───── Material

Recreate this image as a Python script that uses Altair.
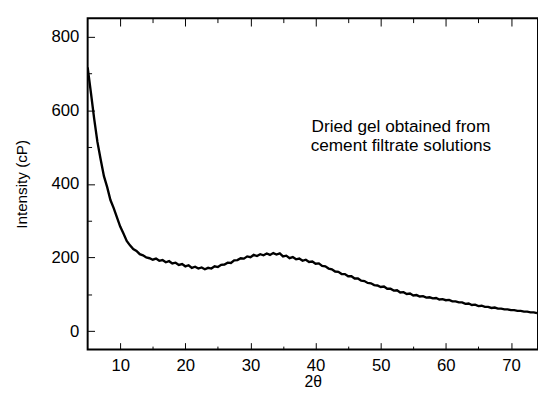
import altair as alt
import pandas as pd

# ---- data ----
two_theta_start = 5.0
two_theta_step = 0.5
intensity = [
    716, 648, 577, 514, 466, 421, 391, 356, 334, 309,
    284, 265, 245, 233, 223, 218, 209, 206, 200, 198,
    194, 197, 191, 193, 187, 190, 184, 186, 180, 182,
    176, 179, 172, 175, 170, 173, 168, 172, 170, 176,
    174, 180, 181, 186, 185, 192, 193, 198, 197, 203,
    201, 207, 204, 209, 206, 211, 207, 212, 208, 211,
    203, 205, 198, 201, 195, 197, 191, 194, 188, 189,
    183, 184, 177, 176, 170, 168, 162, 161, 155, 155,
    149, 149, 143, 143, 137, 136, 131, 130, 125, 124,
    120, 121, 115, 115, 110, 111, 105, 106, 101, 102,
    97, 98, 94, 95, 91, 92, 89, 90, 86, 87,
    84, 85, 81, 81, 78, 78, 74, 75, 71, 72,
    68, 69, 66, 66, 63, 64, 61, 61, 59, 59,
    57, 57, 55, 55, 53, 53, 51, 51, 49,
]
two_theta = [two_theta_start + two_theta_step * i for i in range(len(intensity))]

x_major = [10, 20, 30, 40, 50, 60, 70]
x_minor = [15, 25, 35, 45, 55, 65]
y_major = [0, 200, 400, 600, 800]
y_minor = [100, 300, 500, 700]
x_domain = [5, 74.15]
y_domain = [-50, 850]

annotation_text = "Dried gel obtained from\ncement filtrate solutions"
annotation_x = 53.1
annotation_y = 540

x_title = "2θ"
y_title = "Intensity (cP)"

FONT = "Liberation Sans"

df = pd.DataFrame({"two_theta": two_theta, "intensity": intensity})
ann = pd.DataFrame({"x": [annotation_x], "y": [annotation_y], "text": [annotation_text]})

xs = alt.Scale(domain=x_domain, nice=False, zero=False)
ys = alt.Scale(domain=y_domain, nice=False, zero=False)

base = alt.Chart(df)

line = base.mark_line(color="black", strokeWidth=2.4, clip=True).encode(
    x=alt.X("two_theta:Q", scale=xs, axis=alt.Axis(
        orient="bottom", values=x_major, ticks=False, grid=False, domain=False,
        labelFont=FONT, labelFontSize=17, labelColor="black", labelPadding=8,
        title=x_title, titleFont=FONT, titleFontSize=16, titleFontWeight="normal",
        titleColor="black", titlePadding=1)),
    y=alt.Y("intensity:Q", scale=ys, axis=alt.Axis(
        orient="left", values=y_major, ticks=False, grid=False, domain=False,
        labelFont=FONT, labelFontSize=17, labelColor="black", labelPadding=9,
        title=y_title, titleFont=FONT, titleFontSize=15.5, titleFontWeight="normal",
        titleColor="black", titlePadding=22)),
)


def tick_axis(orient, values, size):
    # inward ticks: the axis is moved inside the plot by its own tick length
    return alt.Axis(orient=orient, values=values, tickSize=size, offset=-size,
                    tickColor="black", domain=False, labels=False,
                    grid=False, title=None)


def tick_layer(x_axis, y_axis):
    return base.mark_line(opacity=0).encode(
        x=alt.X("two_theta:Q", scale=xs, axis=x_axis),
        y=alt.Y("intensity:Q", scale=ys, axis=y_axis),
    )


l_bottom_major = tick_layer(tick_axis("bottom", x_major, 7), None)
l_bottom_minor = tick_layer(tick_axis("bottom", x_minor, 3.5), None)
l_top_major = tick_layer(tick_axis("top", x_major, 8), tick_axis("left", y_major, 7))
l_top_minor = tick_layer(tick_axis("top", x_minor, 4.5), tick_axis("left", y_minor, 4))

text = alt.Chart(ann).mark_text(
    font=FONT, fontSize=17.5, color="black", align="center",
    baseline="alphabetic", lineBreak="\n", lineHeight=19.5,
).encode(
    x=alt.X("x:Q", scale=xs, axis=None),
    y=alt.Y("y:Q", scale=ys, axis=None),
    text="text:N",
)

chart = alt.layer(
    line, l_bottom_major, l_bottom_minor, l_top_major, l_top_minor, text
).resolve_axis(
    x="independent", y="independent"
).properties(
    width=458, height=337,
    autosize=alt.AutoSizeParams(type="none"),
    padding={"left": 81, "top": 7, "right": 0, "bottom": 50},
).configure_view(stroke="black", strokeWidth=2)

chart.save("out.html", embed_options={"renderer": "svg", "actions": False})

──────────

▸ **Problem description**
Up to and including the line with "import pandas as pd", copy the data above from its first line. Skip pictures.

▸ **Complete answer**
Recreate this image as a Python script that uses Altair.
import altair as alt
import pandas as pd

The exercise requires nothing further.